Pictures stay out of this copy, which runs from the first line of the material through the line containing "plt.rcParams['font.family'] = ['Roboto', 'DejaVu".
----
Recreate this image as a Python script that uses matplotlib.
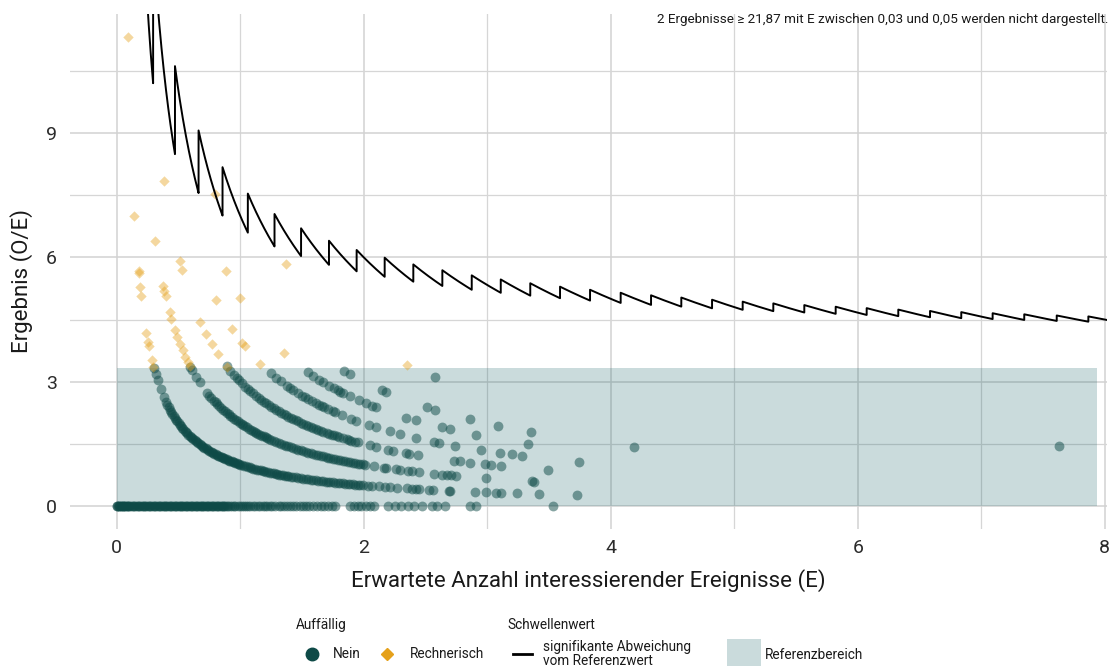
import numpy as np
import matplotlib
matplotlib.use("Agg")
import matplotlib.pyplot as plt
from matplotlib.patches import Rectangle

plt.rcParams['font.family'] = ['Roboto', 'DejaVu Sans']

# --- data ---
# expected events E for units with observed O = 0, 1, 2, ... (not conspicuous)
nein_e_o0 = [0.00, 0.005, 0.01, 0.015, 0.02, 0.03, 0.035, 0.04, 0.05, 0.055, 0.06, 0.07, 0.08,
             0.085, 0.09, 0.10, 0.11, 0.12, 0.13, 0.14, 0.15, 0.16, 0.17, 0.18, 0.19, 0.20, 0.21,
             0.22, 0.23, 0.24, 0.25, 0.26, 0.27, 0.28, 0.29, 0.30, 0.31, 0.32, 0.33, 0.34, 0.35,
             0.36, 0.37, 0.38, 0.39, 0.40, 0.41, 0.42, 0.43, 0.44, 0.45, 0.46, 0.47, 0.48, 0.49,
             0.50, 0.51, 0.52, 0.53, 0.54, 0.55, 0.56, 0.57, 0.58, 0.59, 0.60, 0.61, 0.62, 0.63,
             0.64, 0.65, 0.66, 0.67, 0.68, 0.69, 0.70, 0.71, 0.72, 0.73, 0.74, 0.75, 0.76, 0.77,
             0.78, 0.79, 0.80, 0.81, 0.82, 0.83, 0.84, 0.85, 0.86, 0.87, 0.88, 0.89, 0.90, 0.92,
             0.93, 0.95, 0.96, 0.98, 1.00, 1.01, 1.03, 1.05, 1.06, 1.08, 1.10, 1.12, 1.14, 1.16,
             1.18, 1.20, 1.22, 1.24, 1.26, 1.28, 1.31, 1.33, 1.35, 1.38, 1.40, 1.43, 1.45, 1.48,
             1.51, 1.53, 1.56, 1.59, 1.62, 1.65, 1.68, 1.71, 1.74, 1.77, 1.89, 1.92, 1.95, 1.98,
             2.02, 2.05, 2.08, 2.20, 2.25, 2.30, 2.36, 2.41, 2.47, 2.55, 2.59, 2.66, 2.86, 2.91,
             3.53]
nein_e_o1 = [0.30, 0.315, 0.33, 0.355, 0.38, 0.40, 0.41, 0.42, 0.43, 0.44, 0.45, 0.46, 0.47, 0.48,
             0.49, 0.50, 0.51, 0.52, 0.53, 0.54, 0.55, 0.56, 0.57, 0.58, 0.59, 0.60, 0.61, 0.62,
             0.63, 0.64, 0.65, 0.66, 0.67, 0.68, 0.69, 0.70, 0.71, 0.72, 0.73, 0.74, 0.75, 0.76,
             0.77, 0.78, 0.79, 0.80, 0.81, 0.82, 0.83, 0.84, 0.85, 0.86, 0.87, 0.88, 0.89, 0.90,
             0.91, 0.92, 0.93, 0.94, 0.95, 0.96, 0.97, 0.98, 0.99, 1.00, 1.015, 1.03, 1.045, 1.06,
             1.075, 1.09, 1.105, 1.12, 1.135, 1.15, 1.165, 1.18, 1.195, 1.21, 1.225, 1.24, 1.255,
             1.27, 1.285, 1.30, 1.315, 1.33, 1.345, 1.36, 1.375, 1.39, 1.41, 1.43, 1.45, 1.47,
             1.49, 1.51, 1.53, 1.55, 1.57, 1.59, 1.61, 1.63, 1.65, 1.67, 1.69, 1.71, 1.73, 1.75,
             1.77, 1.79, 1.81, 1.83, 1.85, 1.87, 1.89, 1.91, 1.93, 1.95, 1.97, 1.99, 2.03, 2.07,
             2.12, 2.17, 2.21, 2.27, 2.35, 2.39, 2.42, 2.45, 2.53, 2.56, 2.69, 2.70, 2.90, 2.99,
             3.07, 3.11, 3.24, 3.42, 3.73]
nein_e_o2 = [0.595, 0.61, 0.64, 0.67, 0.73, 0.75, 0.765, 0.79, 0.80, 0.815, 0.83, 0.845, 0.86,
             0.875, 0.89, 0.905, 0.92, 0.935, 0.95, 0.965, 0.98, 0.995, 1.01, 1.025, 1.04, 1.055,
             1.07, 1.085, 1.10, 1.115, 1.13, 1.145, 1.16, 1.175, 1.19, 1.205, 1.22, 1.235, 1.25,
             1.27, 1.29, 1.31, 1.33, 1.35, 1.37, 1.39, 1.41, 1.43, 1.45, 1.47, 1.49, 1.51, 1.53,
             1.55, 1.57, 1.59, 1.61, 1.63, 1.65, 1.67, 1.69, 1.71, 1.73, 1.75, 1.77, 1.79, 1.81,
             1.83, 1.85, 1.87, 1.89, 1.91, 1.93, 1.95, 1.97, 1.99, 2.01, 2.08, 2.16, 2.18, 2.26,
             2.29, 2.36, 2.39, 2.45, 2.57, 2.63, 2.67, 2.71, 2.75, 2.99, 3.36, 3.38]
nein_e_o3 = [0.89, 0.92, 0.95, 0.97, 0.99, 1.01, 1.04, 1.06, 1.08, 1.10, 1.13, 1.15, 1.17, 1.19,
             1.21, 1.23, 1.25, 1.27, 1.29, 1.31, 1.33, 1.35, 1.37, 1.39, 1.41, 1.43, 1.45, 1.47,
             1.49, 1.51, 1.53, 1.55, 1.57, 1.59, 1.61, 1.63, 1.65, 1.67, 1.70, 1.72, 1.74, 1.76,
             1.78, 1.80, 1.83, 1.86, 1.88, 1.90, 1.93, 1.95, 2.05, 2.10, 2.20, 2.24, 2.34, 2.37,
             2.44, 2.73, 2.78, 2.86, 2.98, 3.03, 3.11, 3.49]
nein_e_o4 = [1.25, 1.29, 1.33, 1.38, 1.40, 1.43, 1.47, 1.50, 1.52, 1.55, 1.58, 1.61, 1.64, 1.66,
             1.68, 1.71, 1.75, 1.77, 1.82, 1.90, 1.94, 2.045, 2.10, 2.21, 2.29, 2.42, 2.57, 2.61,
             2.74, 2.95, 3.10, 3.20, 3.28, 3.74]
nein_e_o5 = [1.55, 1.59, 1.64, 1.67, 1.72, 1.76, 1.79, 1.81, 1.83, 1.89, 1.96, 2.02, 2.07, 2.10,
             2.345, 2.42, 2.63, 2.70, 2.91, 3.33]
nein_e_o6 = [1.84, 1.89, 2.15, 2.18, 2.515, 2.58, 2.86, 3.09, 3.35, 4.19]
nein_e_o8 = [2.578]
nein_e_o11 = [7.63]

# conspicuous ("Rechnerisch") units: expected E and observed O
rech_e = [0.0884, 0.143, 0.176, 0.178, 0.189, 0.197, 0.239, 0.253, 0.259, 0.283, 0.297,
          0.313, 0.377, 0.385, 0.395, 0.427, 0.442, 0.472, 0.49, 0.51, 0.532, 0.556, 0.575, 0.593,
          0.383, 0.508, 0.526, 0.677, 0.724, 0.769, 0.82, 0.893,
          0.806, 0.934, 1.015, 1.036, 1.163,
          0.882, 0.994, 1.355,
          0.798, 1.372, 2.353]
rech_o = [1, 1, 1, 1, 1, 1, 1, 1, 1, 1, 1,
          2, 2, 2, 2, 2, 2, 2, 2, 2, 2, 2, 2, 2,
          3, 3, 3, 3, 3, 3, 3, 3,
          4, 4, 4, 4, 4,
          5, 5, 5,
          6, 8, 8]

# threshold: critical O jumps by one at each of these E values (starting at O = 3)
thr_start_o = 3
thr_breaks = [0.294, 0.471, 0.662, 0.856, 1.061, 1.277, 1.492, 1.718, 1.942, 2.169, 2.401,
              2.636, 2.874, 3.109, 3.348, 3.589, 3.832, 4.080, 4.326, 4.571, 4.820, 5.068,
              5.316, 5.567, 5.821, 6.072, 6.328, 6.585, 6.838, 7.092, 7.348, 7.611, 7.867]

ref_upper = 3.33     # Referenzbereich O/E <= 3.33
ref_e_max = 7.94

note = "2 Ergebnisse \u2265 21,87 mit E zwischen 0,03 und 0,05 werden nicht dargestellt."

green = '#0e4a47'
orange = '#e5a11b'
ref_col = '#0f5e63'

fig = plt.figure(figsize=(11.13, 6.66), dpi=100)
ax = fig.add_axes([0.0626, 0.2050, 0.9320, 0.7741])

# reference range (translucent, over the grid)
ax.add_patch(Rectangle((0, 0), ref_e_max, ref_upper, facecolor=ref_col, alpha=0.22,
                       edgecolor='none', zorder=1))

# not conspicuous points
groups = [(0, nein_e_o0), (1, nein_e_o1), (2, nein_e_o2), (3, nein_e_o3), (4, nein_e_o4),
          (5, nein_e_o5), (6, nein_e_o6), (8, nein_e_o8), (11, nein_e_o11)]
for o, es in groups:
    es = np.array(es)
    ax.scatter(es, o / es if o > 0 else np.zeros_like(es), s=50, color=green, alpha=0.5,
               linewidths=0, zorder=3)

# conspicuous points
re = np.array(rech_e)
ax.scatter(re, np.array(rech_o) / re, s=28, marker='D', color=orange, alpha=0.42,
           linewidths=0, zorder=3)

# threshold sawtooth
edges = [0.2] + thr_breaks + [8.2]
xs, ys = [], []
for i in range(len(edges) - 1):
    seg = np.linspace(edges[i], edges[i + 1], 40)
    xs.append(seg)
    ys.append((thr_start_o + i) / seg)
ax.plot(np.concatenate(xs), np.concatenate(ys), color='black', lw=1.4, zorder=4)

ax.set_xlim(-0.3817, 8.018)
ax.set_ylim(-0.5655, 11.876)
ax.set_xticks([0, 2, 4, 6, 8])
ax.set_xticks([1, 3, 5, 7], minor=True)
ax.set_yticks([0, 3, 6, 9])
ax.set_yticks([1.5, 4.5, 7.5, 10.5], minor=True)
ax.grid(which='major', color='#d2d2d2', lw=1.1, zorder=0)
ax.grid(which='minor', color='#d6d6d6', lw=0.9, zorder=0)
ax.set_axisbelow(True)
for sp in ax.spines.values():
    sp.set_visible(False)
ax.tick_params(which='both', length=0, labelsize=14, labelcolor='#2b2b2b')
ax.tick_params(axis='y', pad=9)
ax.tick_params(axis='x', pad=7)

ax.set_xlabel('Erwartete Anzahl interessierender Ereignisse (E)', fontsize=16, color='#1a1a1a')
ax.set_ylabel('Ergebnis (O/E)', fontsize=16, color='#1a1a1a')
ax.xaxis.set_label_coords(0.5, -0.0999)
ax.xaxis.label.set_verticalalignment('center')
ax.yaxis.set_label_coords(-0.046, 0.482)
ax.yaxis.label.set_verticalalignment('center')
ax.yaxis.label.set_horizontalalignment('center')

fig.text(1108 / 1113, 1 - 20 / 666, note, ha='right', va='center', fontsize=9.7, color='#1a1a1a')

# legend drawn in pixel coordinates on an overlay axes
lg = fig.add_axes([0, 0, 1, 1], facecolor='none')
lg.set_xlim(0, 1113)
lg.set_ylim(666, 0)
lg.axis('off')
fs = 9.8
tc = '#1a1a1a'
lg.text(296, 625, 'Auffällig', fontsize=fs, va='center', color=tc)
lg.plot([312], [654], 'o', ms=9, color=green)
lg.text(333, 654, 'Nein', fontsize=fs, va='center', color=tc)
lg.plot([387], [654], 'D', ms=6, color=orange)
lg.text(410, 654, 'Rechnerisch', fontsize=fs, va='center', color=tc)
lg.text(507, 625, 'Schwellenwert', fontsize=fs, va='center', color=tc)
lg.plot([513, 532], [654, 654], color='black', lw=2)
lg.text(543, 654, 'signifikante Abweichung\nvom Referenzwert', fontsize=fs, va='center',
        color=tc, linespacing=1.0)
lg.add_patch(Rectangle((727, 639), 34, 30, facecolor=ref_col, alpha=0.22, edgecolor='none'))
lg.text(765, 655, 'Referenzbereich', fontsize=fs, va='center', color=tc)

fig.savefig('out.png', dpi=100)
----
_Solution to this exercise:_
Recreate this image as a Python script that uses matplotlib.
import numpy as np
import matplotlib
matplotlib.use("Agg")
import matplotlib.pyplot as plt
from matplotlib.patches import Rectangle

plt.rcParams['font.family'] = ['Roboto', 'DejaVu Sans']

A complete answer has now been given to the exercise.